Return all of the data exactly as written, without the pictures.

[start]

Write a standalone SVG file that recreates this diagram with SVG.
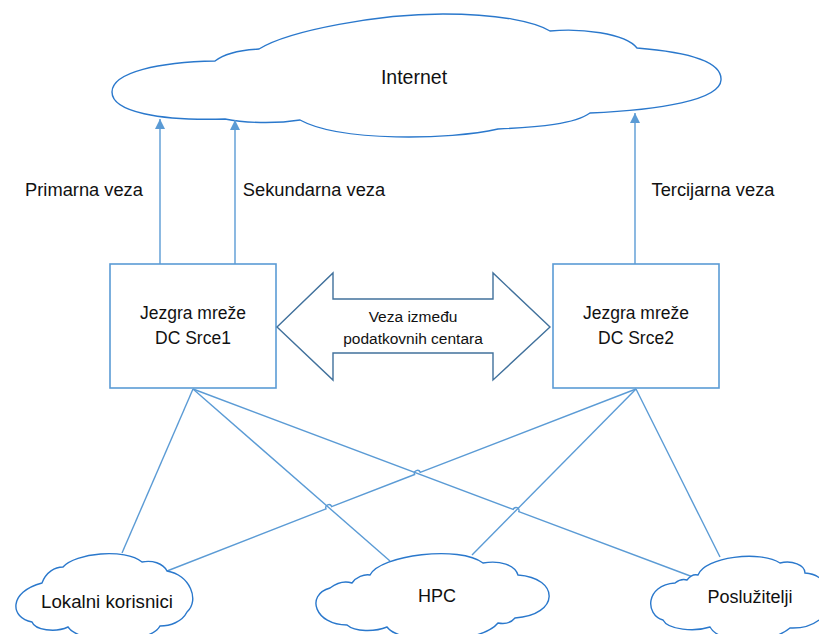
<svg xmlns="http://www.w3.org/2000/svg" width="819" height="634" viewBox="0 0 819 634">
<defs>
<style>
text{font-family:"Liberation Sans",Arial,sans-serif;fill:#111;text-anchor:middle}
.cloud{fill:#fff;stroke:#2a78cc;stroke-width:1.4}
.box{fill:#fff;stroke:#5b9bd5;stroke-width:1.6}
.conn{fill:none;stroke:#5b9bd5;stroke-width:1.4}
.dbl{fill:#fff;stroke:#41719c;stroke-width:1.4}
</style>
<marker id="ah" markerUnits="userSpaceOnUse" markerWidth="10" markerHeight="10" refX="10" refY="5" orient="auto" viewBox="0 0 10 10">
<path d="M0,0 L10,5 L0,10 z" fill="#5b9bd5"/>
</marker>
</defs>
<rect width="819" height="634" fill="#fff"/>

<g id="internet">
<path class="cloud" d="M215,61 C225,53 240,50 259,49 C290,30 380,14 443,14 C500,14 535,22 550,31 C580,28 625,33 637,48 C700,53 722,65 721,80 C720,100 660,110 590,113 C575,124 540,127 498,129 C450,140 340,142 300,120 C275,124 245,123 225,119 C160,121 112,112 112,92 C112,72 160,62 215,61 Z"/>
<text x="414" y="84" font-size="19.5">Internet</text>
</g>

<g id="connectors">
<line class="conn" x1="160" y1="264" x2="160" y2="119" marker-end="url(#ah)"/>
<line class="conn" x1="235" y1="264" x2="235" y2="120" marker-end="url(#ah)"/>
<line class="conn" x1="635" y1="264" x2="635" y2="113" marker-end="url(#ah)"/>
<line class="conn" x1="193" y1="389" x2="122" y2="553"/>
<line class="conn" x1="193" y1="389" x2="390" y2="561"/>
<path class="conn" d="M193,389 L513.2,509.4 A3,3 0 0 1 518.8,511.6 L693,577"/>
<path class="conn" d="M167,571 L326,508.8 A3,3 0 0 1 331.6,506.6 L414.6,474.5 A3,3 0 0 1 420.2,472.3 L636,389"/>
<line class="conn" x1="636" y1="389" x2="472" y2="555"/>
<line class="conn" x1="636" y1="389" x2="720" y2="557"/>
</g>

<g id="labels">
<text x="84" y="196" font-size="18.3">Primarna veza</text>
<text x="314" y="196" font-size="18.3">Sekundarna veza</text>
<text x="713" y="196" font-size="18.3">Tercijarna veza</text>
</g>

<g id="dc1">
<rect class="box" x="110" y="264" width="166" height="124"/>
<text x="193" y="319" font-size="17.5">Jezgra mreže</text>
<text x="193" y="344" font-size="17.5">DC Srce1</text>
</g>

<g id="dc2">
<rect class="box" x="553" y="264" width="166" height="124"/>
<text x="636" y="319" font-size="17.5">Jezgra mreže</text>
<text x="636" y="344" font-size="17.5">DC Srce2</text>
</g>

<g id="link">
<path class="dbl" d="M277,327 L333,273 L333,299 L493,299 L493,273 L550,327 L493,380 L493,353 L333,353 L333,380 Z"/>
<text x="413" y="322" font-size="15.5">Veza između</text>
<text x="413" y="344" font-size="15.5">podatkovnih centara</text>
</g>

<g id="lokalni">
<path class="cloud" d="M42,583 C46,572 55,567 63,567 C75,553 125,548 142,562 C152,560 163,563 167,571 C190,575 200,600 187,612 C182,622 170,626 160,626 C150,645 80,645 68,627 C55,633 35,630 32,622 C10,618 8,592 42,583 Z"/>
<text x="107" y="608" font-size="18.7">Lokalni korisnici</text>
</g>

<g id="hpc">
<path class="cloud" d="M352,583 C356,577 364,574 370,575 C380,555 460,545 483,563 C500,560 515,565 518,575 C560,578 560,615 515,618 C510,624 503,624 498,623 C480,645 400,645 387,627 C375,632 355,632 347,625 C315,625 305,595 330,588 C338,582 346,581 352,583 Z"/>
<text x="437" y="602" font-size="18">HPC</text>
</g>

<g id="posluzitelji">
<path class="cloud" d="M687,580 C690,576 694,574 698,575 C705,557 760,550 780,563 C792,560 805,565 805,573 C840,575 840,630 790,628 C770,645 720,645 710,627 C695,632 668,630 663,620 C645,615 645,585 675,583 C680,579 684,579 687,580 Z"/>
<text x="750" y="603" font-size="18">Poslužitelji</text>
</g>
</svg>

[end]

== WRITTEN ANSWER ==
Write a standalone SVG file that recreates this diagram with SVG.
<svg xmlns="http://www.w3.org/2000/svg" width="819" height="634" viewBox="0 0 819 634">
<defs>
<style>
text{font-family:"Liberation Sans",Arial,sans-serif;fill:#111;text-anchor:middle}
.cloud{fill:#fff;stroke:#2a78cc;stroke-width:1.4}
.box{fill:#fff;stroke:#5b9bd5;stroke-width:1.6}
.conn{fill:none;stroke:#5b9bd5;stroke-width:1.4}
.dbl{fill:#fff;stroke:#41719c;stroke-width:1.4}
</style>
<marker id="ah" markerUnits="userSpaceOnUse" markerWidth="10" markerHeight="10" refX="10" refY="5" orient="auto" viewBox="0 0 10 10">
<path d="M0,0 L10,5 L0,10 z" fill="#5b9bd5"/>
</marker>
</defs>
<rect width="819" height="634" fill="#fff"/>

<g id="internet">
<path class="cloud" d="M215,61 C225,53 240,50 259,49 C290,30 380,14 443,14 C500,14 535,22 550,31 C580,28 625,33 637,48 C700,53 722,65 721,80 C720,100 660,110 590,113 C575,124 540,127 498,129 C450,140 340,142 300,120 C275,124 245,123 225,119 C160,121 112,112 112,92 C112,72 160,62 215,61 Z"/>
<text x="414" y="84" font-size="19.5">Internet</text>
</g>

<g id="connectors">
<line class="conn" x1="160" y1="264" x2="160" y2="119" marker-end="url(#ah)"/>
<line class="conn" x1="235" y1="264" x2="235" y2="120" marker-end="url(#ah)"/>
<line class="conn" x1="635" y1="264" x2="635" y2="113" marker-end="url(#ah)"/>
<line class="conn" x1="193" y1="389" x2="122" y2="553"/>
<line class="conn" x1="193" y1="389" x2="390" y2="561"/>
<path class="conn" d="M193,389 L513.2,509.4 A3,3 0 0 1 518.8,511.6 L693,577"/>
<path class="conn" d="M167,571 L326,508.8 A3,3 0 0 1 331.6,506.6 L414.6,474.5 A3,3 0 0 1 420.2,472.3 L636,389"/>
<line class="conn" x1="636" y1="389" x2="472" y2="555"/>
<line class="conn" x1="636" y1="389" x2="720" y2="557"/>
</g>

<g id="labels">
<text x="84" y="196" font-size="18.3">Primarna veza</text>
<text x="314" y="196" font-size="18.3">Sekundarna veza</text>
<text x="713" y="196" font-size="18.3">Tercijarna veza</text>
</g>

<g id="dc1">
<rect class="box" x="110" y="264" width="166" height="124"/>
<text x="193" y="319" font-size="17.5">Jezgra mreže</text>
<text x="193" y="344" font-size="17.5">DC Srce1</text>
</g>

<g id="dc2">
<rect class="box" x="553" y="264" width="166" height="124"/>
<text x="636" y="319" font-size="17.5">Jezgra mreže</text>
<text x="636" y="344" font-size="17.5">DC Srce2</text>
</g>

<g id="link">
<path class="dbl" d="M277,327 L333,273 L333,299 L493,299 L493,273 L550,327 L493,380 L493,353 L333,353 L333,380 Z"/>
<text x="413" y="322" font-size="15.5">Veza između</text>
<text x="413" y="344" font-size="15.5">podatkovnih centara</text>
</g>

<g id="lokalni">
<path class="cloud" d="M42,583 C46,572 55,567 63,567 C75,553 125,548 142,562 C152,560 163,563 167,571 C190,575 200,600 187,612 C182,622 170,626 160,626 C150,645 80,645 68,627 C55,633 35,630 32,622 C10,618 8,592 42,583 Z"/>
<text x="107" y="608" font-size="18.7">Lokalni korisnici</text>
</g>

<g id="hpc">
<path class="cloud" d="M352,583 C356,577 364,574 370,575 C380,555 460,545 483,563 C500,560 515,565 518,575 C560,578 560,615 515,618 C510,624 503,624 498,623 C480,645 400,645 387,627 C375,632 355,632 347,625 C315,625 305,595 330,588 C338,582 346,581 352,583 Z"/>
<text x="437" y="602" font-size="18">HPC</text>
</g>

<g id="posluzitelji">
<path class="cloud" d="M687,580 C690,576 694,574 698,575 C705,557 760,550 780,563 C792,560 805,565 805,573 C840,575 840,630 790,628 C770,645 720,645 710,627 C695,632 668,630 663,620 C645,615 645,585 675,583 C680,579 684,579 687,580 Z"/>
<text x="750" y="603" font-size="18">Poslužitelji</text>
</g>
</svg>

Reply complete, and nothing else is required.